Now I’ll be the first to admit that I’m probably the fish out of water, so to speak, considering that I do live in an area where the desire to find someone with their own teeth (or at least reasonable AND professionally made facsimiles thereof) significantly diminishes my number of dating prospects. But if I factor in a just a few other qualities I find attractive, I basically whittle down the number of desirable men to somewhere around 3. And that’s on a good day.

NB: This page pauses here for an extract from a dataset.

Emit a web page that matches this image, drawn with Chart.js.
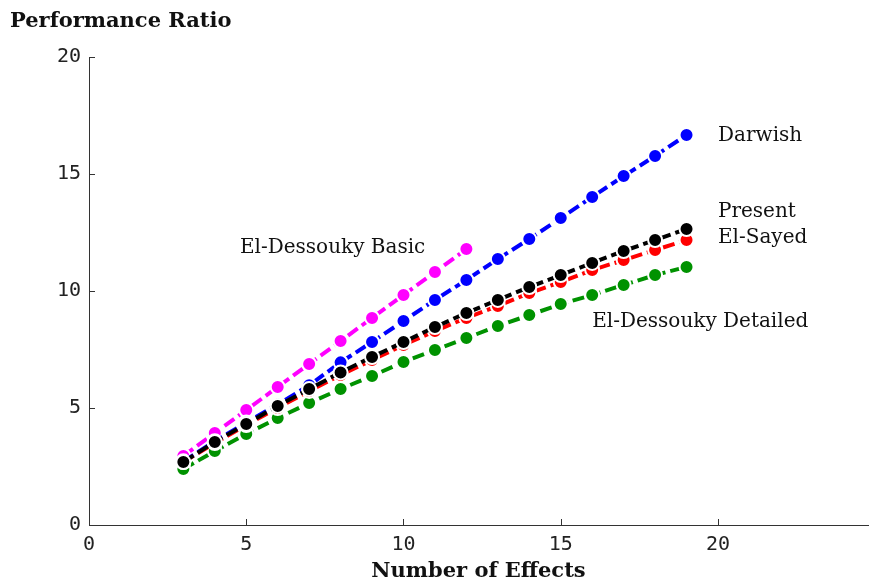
<!DOCTYPE html>
<html>
<head>
<meta charset="utf-8">
<script src="https://cdn.jsdelivr.net/npm/chart.js@4"></script>
<style>
  html, body { margin: 0; padding: 0; background: #fff; }
  #wrap { width: 869px; height: 578px; position: relative; }
</style>
</head>
<body>
<div id="wrap"><canvas id="ratioChart"></canvas></div>
<script>
const effects = [3, 4, 5, 6, 7, 8, 9, 10, 11, 12, 13, 14, 15, 16, 17, 18, 19];
const presentVals = [2.69, 3.55, 4.32, 5.09, 5.81, 6.52, 7.18, 7.82, 8.46, 9.06, 9.62, 10.17, 10.68, 11.20, 11.71, 12.18, 12.65];
const elSayedVals = [2.69, 3.50, 4.27, 5.00, 5.73, 6.41, 7.05, 7.69, 8.29, 8.85, 9.36, 9.91, 10.38, 10.90, 11.32, 11.75, 12.18];
const detailedVals = [2.39, 3.16, 3.89, 4.57, 5.21, 5.81, 6.37, 6.97, 7.48, 7.99, 8.50, 8.97, 9.44, 9.83, 10.26, 10.68, 11.03];
const darwishVals = [2.72, 3.58, 4.38, 5.15, 5.97, 6.95, 7.82, 8.72, 9.62, 10.47, 11.37, 12.22, 13.12, 14.02, 14.91, 15.77, 16.67];
const basicVals = [2.95, 3.93, 4.91, 5.90, 6.88, 7.86, 8.85, 9.83, 10.81, 11.79];
const xTicks = [0, 5, 10, 15, 20];
const yTicks = [0, 5, 10, 15, 20];

// label text, anchor in data units (left edge, vertical middle)
const labels = [
    { text: 'Darwish', x: 20.0, y: 16.65 },
    { text: 'Present', x: 20.0, y: 13.38 },
    { text: 'El-Sayed', x: 20.0, y: 12.26 },
    { text: 'El-Dessouky Detailed', x: 16.0, y: 8.67 },
    { text: 'El-Dessouky Basic', x: 4.8, y: 11.84 }
];

const serif = '"DejaVu Serif", "Liberation Serif", serif';
const mono = '"DejaVu Sans Mono", monospace';

function toPoints(vals) {
    return vals.map((v, i) => ({ x: effects[i], y: v }));
}

function series(name, vals, color) {
    return {
        label: name,
        data: toPoints(vals),
        borderColor: color,
        backgroundColor: color,
        borderWidth: 4,
        borderDash: [12, 5],
        pointRadius: 7,
        pointHoverRadius: 7,
        pointBorderWidth: 2,
        pointBorderColor: '#ffffff',
        pointBackgroundColor: color,
        tension: 0,
        fill: false
    };
}

// inward tick marks, free text labels and axis titles
const decorPlugin = {
    id: 'decor',
    afterDraw(chart) {
        const ctx = chart.ctx;
        const xs = chart.scales.x;
        const ys = chart.scales.y;
        const area = chart.chartArea;
        ctx.save();
        ctx.strokeStyle = '#333';
        ctx.lineWidth = 1;
        xTicks.forEach(t => {
            const px = Math.round(xs.getPixelForValue(t)) + 0.5;
            ctx.beginPath();
            ctx.moveTo(px, area.bottom);
            ctx.lineTo(px, area.bottom - 6);
            ctx.stroke();
        });
        yTicks.forEach(t => {
            const py = Math.round(ys.getPixelForValue(t)) + 0.5;
            ctx.beginPath();
            ctx.moveTo(area.left, py);
            ctx.lineTo(area.left + 6, py);
            ctx.stroke();
        });

        ctx.fillStyle = '#111';
        ctx.font = '20px ' + serif;
        ctx.textAlign = 'left';
        ctx.textBaseline = 'middle';
        labels.forEach(l => {
            ctx.fillText(l.text, xs.getPixelForValue(l.x), ys.getPixelForValue(l.y));
        });

        ctx.font = 'bold 21px ' + serif;
        ctx.textBaseline = 'alphabetic';
        ctx.fillText('Performance Ratio', 10, 27);
        ctx.textAlign = 'center';
        ctx.fillText('Number of Effects', (area.left + area.right) / 2, 577);
        ctx.restore();
    }
};

document.addEventListener('DOMContentLoaded', function () {
    const ctx = document.getElementById('ratioChart').getContext('2d');
    new Chart(ctx, {
        type: 'line',
        data: {
            datasets: [
                series('Present', presentVals, '#000000'),
                series('El-Sayed', elSayedVals, '#ff0000'),
                series('El-Dessouky Detailed', detailedVals, '#009200'),
                series('Darwish', darwishVals, '#0000ff'),
                series('El-Dessouky Basic', basicVals, '#ff00ff')
            ]
        },
        options: {
            responsive: true,
            maintainAspectRatio: false,
            animation: false,
            layout: { autoPadding: false, padding: { top: 57, right: 1, left: 0, bottom: 0 } },
            plugins: {
                legend: { display: false },
                tooltip: { enabled: false },
                title: { display: false }
            },
            scales: {
                x: {
                    type: 'linear',
                    min: 0,
                    max: 24.77,
                    afterBuildTicks: (s) => { s.ticks = xTicks.map(v => ({ value: v })); },
                    afterFit: (s) => { s.height = 53; s.paddingLeft = 0; s.paddingRight = 0; },
                    grid: { display: true, drawOnChartArea: false, drawTicks: false },
                    border: { display: true, color: '#333', width: 1 },
                    ticks: {
                        padding: 8,
                        color: '#222',
                        font: { family: mono, size: 20 }
                    }
                },
                y: {
                    type: 'linear',
                    min: 0,
                    max: 20,
                    afterBuildTicks: (s) => { s.ticks = yTicks.map(v => ({ value: v })); },
                    afterFit: (s) => { s.width = 89; s.paddingTop = 0; s.paddingBottom = 0; },
                    grid: { display: true, drawOnChartArea: false, drawTicks: false },
                    border: { display: true, color: '#333', width: 1 },
                    ticks: {
                        padding: 8,
                        color: '#222',
                        font: { family: mono, size: 20 }
                    }
                }
            }
        },
        plugins: [decorPlugin]
    });
});
</script>
</body>
</html>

My best friend Gwenn has often accused me of “résumé dating,” of having a secret checklist of qualities a man MUST have, with any omission thereby qualifying him for a one-way trip to the curb. And while I think she’s probably right, I wonder if this is actually a criticism. Is it too much for me to want to find an intelligent, honest, non-smoking, somewhat health-conscious man who listens to music other than that which he first heard in high school, who knows who he voted for in 1988 or 1992 or even 2004, who actually owns books AND reads them? If I ask for a man who knows the difference between “your” and “you’re,” between “there” and “their,” between “to,” “too,” and “two,” am I asking for too much? What if I wanted to meet a man whose vocabulary isn’t limited to mono-syllabic words (outside of the occasional reference to “restrictor plates”)? Moreover, even if he has the vocabulary of a golden retriever, am I pressing my luck to seek out a man who knows that spell-Czech is his friend?

And what if I threw in some of the qualities that I don’t like--am I being too picky to want someone who doesn’t think he’s from Saturn? Who doesn’t think a grocery store is a great setting for a first date? Who doesn’t have anger management problems that come out over things like a guy at Radio Shack who does something as innocent as handing him a receipt? Who isn’t still in love with his ex-wife who he left fifteen years earlier? Who can put down his bong long enough to do things like…um…work? Who doesn’t think that praying really, really, really hard for me will change me? Who isn’t completely smitten with himself and only wants from a woman an affirmation of those feelings? Who isn’t so impressed with his occupation that he introduces himself by saying his name and then what he does for a living? Who bathes regularly AND washes his clothes at least sometimes? Does wanting a man who meets all of these criteria make me a finicky bitch?

I am beginning to think so.

But a few years ago, my cynicism was nearly washed away when I met a man, a really, really cool man. He was a smart, athletic, good-looking animal lover who was as interested in politics and music as I am…AND he was an amazing cook. In fact, the night he served me grilled stuffed Portobello mushrooms with homemade pesto and blackened tuna steaks (medium rare!), I was fairly convinced that I’d found the man of my dreams. And it only got better when, afterwards, as we let our meal digest, we sat on his couch screaming at Bill O’Reilly in unison. Everything seemed perfect.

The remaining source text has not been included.